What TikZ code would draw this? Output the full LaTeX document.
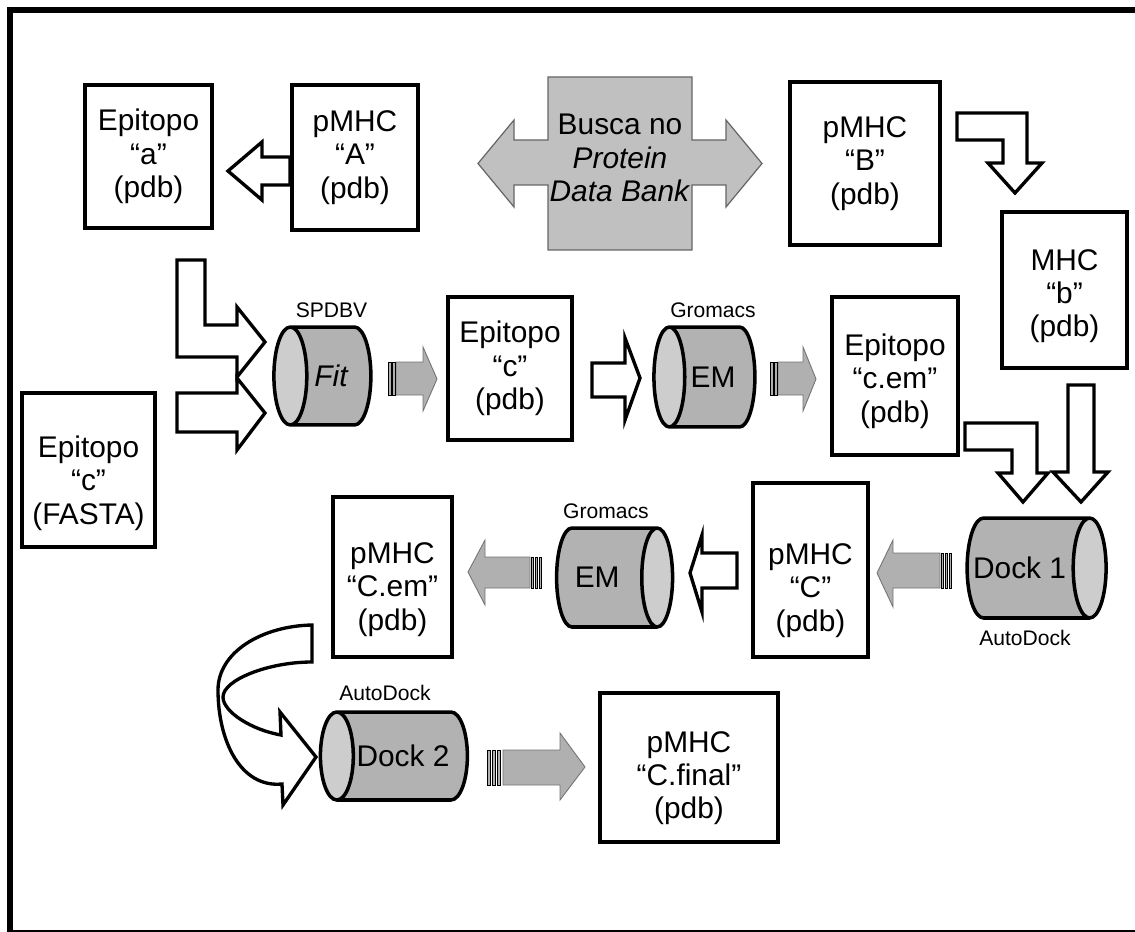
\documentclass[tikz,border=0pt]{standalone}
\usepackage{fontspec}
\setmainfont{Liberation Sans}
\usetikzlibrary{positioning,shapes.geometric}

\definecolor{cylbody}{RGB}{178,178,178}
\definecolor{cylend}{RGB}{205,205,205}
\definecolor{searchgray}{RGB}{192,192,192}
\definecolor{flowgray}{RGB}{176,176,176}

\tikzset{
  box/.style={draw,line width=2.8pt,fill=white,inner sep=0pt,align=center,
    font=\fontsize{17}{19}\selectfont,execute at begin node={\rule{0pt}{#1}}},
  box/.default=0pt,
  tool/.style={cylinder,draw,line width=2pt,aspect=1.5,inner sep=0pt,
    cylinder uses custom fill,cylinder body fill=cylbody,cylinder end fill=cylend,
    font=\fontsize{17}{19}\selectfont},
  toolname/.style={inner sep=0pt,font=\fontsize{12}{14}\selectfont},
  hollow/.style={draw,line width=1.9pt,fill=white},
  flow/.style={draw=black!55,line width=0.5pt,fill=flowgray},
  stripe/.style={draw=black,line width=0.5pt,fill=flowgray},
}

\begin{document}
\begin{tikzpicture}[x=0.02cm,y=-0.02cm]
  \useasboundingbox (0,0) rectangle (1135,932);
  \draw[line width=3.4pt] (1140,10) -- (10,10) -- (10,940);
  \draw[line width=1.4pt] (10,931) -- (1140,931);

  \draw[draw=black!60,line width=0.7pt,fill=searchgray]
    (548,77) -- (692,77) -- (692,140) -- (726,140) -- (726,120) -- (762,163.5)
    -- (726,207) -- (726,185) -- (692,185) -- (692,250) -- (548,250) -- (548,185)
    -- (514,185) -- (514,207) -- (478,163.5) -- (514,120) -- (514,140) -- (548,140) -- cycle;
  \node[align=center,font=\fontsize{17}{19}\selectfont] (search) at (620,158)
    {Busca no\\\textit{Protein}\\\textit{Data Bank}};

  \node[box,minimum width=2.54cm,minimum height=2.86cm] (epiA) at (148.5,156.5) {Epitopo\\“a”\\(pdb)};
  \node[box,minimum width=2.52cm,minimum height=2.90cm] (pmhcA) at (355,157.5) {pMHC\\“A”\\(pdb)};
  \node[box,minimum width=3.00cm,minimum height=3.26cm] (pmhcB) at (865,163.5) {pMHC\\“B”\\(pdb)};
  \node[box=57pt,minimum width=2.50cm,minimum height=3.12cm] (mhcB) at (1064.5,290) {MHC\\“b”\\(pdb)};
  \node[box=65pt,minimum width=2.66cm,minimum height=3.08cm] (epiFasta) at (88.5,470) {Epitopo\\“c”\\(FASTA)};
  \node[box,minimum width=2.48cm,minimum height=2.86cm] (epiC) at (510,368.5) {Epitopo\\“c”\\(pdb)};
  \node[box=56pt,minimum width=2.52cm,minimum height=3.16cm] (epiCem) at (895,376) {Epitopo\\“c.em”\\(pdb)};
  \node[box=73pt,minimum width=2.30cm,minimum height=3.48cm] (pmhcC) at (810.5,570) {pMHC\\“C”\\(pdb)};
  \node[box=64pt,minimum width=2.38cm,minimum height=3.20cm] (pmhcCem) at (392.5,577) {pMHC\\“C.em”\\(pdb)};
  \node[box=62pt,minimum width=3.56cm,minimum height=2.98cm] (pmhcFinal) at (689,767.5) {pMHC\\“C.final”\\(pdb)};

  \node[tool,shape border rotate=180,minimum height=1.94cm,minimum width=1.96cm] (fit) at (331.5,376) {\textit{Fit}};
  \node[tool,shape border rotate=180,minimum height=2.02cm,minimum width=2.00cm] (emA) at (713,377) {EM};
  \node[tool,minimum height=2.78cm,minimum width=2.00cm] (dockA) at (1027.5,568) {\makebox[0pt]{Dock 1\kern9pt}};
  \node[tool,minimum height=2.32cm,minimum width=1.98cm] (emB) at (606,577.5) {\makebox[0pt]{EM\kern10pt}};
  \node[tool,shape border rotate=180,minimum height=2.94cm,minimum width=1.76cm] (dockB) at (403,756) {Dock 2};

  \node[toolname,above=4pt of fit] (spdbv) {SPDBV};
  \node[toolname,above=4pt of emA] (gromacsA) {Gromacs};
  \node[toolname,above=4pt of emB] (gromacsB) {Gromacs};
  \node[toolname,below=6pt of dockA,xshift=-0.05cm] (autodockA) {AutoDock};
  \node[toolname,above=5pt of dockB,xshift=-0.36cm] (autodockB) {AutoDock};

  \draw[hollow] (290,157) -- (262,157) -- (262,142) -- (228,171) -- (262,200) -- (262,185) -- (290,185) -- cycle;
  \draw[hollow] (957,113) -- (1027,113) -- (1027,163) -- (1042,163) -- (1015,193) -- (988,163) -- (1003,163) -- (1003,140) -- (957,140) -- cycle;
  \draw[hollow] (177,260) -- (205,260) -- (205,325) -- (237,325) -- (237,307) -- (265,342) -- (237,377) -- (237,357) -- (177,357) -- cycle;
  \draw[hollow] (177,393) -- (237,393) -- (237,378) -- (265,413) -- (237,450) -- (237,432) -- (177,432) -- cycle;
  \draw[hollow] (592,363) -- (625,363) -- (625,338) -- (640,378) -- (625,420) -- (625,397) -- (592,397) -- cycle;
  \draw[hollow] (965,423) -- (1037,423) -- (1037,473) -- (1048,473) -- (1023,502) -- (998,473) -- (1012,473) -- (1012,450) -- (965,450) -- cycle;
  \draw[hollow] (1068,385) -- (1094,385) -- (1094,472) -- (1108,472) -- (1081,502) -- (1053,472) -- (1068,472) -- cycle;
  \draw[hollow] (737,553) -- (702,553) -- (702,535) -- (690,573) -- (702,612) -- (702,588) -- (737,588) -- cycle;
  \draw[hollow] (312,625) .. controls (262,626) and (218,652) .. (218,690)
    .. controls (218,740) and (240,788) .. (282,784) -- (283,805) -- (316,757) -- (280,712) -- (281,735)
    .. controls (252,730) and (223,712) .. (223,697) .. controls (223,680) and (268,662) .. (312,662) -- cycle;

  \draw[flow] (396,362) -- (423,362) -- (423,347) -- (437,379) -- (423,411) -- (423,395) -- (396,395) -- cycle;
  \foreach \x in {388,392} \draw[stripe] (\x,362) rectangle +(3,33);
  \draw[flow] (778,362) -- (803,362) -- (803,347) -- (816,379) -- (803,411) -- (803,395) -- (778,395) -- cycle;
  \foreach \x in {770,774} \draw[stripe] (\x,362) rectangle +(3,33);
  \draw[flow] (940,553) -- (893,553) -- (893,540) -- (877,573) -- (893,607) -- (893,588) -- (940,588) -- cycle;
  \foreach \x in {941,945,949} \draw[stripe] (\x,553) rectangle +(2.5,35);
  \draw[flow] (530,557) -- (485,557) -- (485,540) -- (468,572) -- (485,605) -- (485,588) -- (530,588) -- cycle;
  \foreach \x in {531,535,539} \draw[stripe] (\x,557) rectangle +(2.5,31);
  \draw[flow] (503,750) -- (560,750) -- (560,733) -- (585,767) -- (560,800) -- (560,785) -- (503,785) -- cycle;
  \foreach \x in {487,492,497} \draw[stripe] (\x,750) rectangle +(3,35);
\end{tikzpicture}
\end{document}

◆ **Short problem**: Write the listing above out again exactly, dropping each image.

◆ **Exercise answer**:
What TikZ code would draw this? Output the full LaTeX document.
\documentclass[tikz,border=0pt]{standalone}
\usepackage{fontspec}
\setmainfont{Liberation Sans}
\usetikzlibrary{positioning,shapes.geometric}

\definecolor{cylbody}{RGB}{178,178,178}
\definecolor{cylend}{RGB}{205,205,205}
\definecolor{searchgray}{RGB}{192,192,192}
\definecolor{flowgray}{RGB}{176,176,176}

\tikzset{
  box/.style={draw,line width=2.8pt,fill=white,inner sep=0pt,align=center,
    font=\fontsize{17}{19}\selectfont,execute at begin node={\rule{0pt}{#1}}},
  box/.default=0pt,
  tool/.style={cylinder,draw,line width=2pt,aspect=1.5,inner sep=0pt,
    cylinder uses custom fill,cylinder body fill=cylbody,cylinder end fill=cylend,
    font=\fontsize{17}{19}\selectfont},
  toolname/.style={inner sep=0pt,font=\fontsize{12}{14}\selectfont},
  hollow/.style={draw,line width=1.9pt,fill=white},
  flow/.style={draw=black!55,line width=0.5pt,fill=flowgray},
  stripe/.style={draw=black,line width=0.5pt,fill=flowgray},
}

\begin{document}
\begin{tikzpicture}[x=0.02cm,y=-0.02cm]
  \useasboundingbox (0,0) rectangle (1135,932);
  \draw[line width=3.4pt] (1140,10) -- (10,10) -- (10,940);
  \draw[line width=1.4pt] (10,931) -- (1140,931);

  \draw[draw=black!60,line width=0.7pt,fill=searchgray]
    (548,77) -- (692,77) -- (692,140) -- (726,140) -- (726,120) -- (762,163.5)
    -- (726,207) -- (726,185) -- (692,185) -- (692,250) -- (548,250) -- (548,185)
    -- (514,185) -- (514,207) -- (478,163.5) -- (514,120) -- (514,140) -- (548,140) -- cycle;
  \node[align=center,font=\fontsize{17}{19}\selectfont] (search) at (620,158)
    {Busca no\\\textit{Protein}\\\textit{Data Bank}};

  \node[box,minimum width=2.54cm,minimum height=2.86cm] (epiA) at (148.5,156.5) {Epitopo\\“a”\\(pdb)};
  \node[box,minimum width=2.52cm,minimum height=2.90cm] (pmhcA) at (355,157.5) {pMHC\\“A”\\(pdb)};
  \node[box,minimum width=3.00cm,minimum height=3.26cm] (pmhcB) at (865,163.5) {pMHC\\“B”\\(pdb)};
  \node[box=57pt,minimum width=2.50cm,minimum height=3.12cm] (mhcB) at (1064.5,290) {MHC\\“b”\\(pdb)};
  \node[box=65pt,minimum width=2.66cm,minimum height=3.08cm] (epiFasta) at (88.5,470) {Epitopo\\“c”\\(FASTA)};
  \node[box,minimum width=2.48cm,minimum height=2.86cm] (epiC) at (510,368.5) {Epitopo\\“c”\\(pdb)};
  \node[box=56pt,minimum width=2.52cm,minimum height=3.16cm] (epiCem) at (895,376) {Epitopo\\“c.em”\\(pdb)};
  \node[box=73pt,minimum width=2.30cm,minimum height=3.48cm] (pmhcC) at (810.5,570) {pMHC\\“C”\\(pdb)};
  \node[box=64pt,minimum width=2.38cm,minimum height=3.20cm] (pmhcCem) at (392.5,577) {pMHC\\“C.em”\\(pdb)};
  \node[box=62pt,minimum width=3.56cm,minimum height=2.98cm] (pmhcFinal) at (689,767.5) {pMHC\\“C.final”\\(pdb)};

  \node[tool,shape border rotate=180,minimum height=1.94cm,minimum width=1.96cm] (fit) at (331.5,376) {\textit{Fit}};
  \node[tool,shape border rotate=180,minimum height=2.02cm,minimum width=2.00cm] (emA) at (713,377) {EM};
  \node[tool,minimum height=2.78cm,minimum width=2.00cm] (dockA) at (1027.5,568) {\makebox[0pt]{Dock 1\kern9pt}};
  \node[tool,minimum height=2.32cm,minimum width=1.98cm] (emB) at (606,577.5) {\makebox[0pt]{EM\kern10pt}};
  \node[tool,shape border rotate=180,minimum height=2.94cm,minimum width=1.76cm] (dockB) at (403,756) {Dock 2};

  \node[toolname,above=4pt of fit] (spdbv) {SPDBV};
  \node[toolname,above=4pt of emA] (gromacsA) {Gromacs};
  \node[toolname,above=4pt of emB] (gromacsB) {Gromacs};
  \node[toolname,below=6pt of dockA,xshift=-0.05cm] (autodockA) {AutoDock};
  \node[toolname,above=5pt of dockB,xshift=-0.36cm] (autodockB) {AutoDock};

  \draw[hollow] (290,157) -- (262,157) -- (262,142) -- (228,171) -- (262,200) -- (262,185) -- (290,185) -- cycle;
  \draw[hollow] (957,113) -- (1027,113) -- (1027,163) -- (1042,163) -- (1015,193) -- (988,163) -- (1003,163) -- (1003,140) -- (957,140) -- cycle;
  \draw[hollow] (177,260) -- (205,260) -- (205,325) -- (237,325) -- (237,307) -- (265,342) -- (237,377) -- (237,357) -- (177,357) -- cycle;
  \draw[hollow] (177,393) -- (237,393) -- (237,378) -- (265,413) -- (237,450) -- (237,432) -- (177,432) -- cycle;
  \draw[hollow] (592,363) -- (625,363) -- (625,338) -- (640,378) -- (625,420) -- (625,397) -- (592,397) -- cycle;
  \draw[hollow] (965,423) -- (1037,423) -- (1037,473) -- (1048,473) -- (1023,502) -- (998,473) -- (1012,473) -- (1012,450) -- (965,450) -- cycle;
  \draw[hollow] (1068,385) -- (1094,385) -- (1094,472) -- (1108,472) -- (1081,502) -- (1053,472) -- (1068,472) -- cycle;
  \draw[hollow] (737,553) -- (702,553) -- (702,535) -- (690,573) -- (702,612) -- (702,588) -- (737,588) -- cycle;
  \draw[hollow] (312,625) .. controls (262,626) and (218,652) .. (218,690)
    .. controls (218,740) and (240,788) .. (282,784) -- (283,805) -- (316,757) -- (280,712) -- (281,735)
    .. controls (252,730) and (223,712) .. (223,697) .. controls (223,680) and (268,662) .. (312,662) -- cycle;

  \draw[flow] (396,362) -- (423,362) -- (423,347) -- (437,379) -- (423,411) -- (423,395) -- (396,395) -- cycle;
  \foreach \x in {388,392} \draw[stripe] (\x,362) rectangle +(3,33);
  \draw[flow] (778,362) -- (803,362) -- (803,347) -- (816,379) -- (803,411) -- (803,395) -- (778,395) -- cycle;
  \foreach \x in {770,774} \draw[stripe] (\x,362) rectangle +(3,33);
  \draw[flow] (940,553) -- (893,553) -- (893,540) -- (877,573) -- (893,607) -- (893,588) -- (940,588) -- cycle;
  \foreach \x in {941,945,949} \draw[stripe] (\x,553) rectangle +(2.5,35);
  \draw[flow] (530,557) -- (485,557) -- (485,540) -- (468,572) -- (485,605) -- (485,588) -- (530,588) -- cycle;
  \foreach \x in {531,535,539} \draw[stripe] (\x,557) rectangle +(2.5,31);
  \draw[flow] (503,750) -- (560,750) -- (560,733) -- (585,767) -- (560,800) -- (560,785) -- (503,785) -- cycle;
  \foreach \x in {487,492,497} \draw[stripe] (\x,750) rectangle +(3,35);
\end{tikzpicture}
\end{document}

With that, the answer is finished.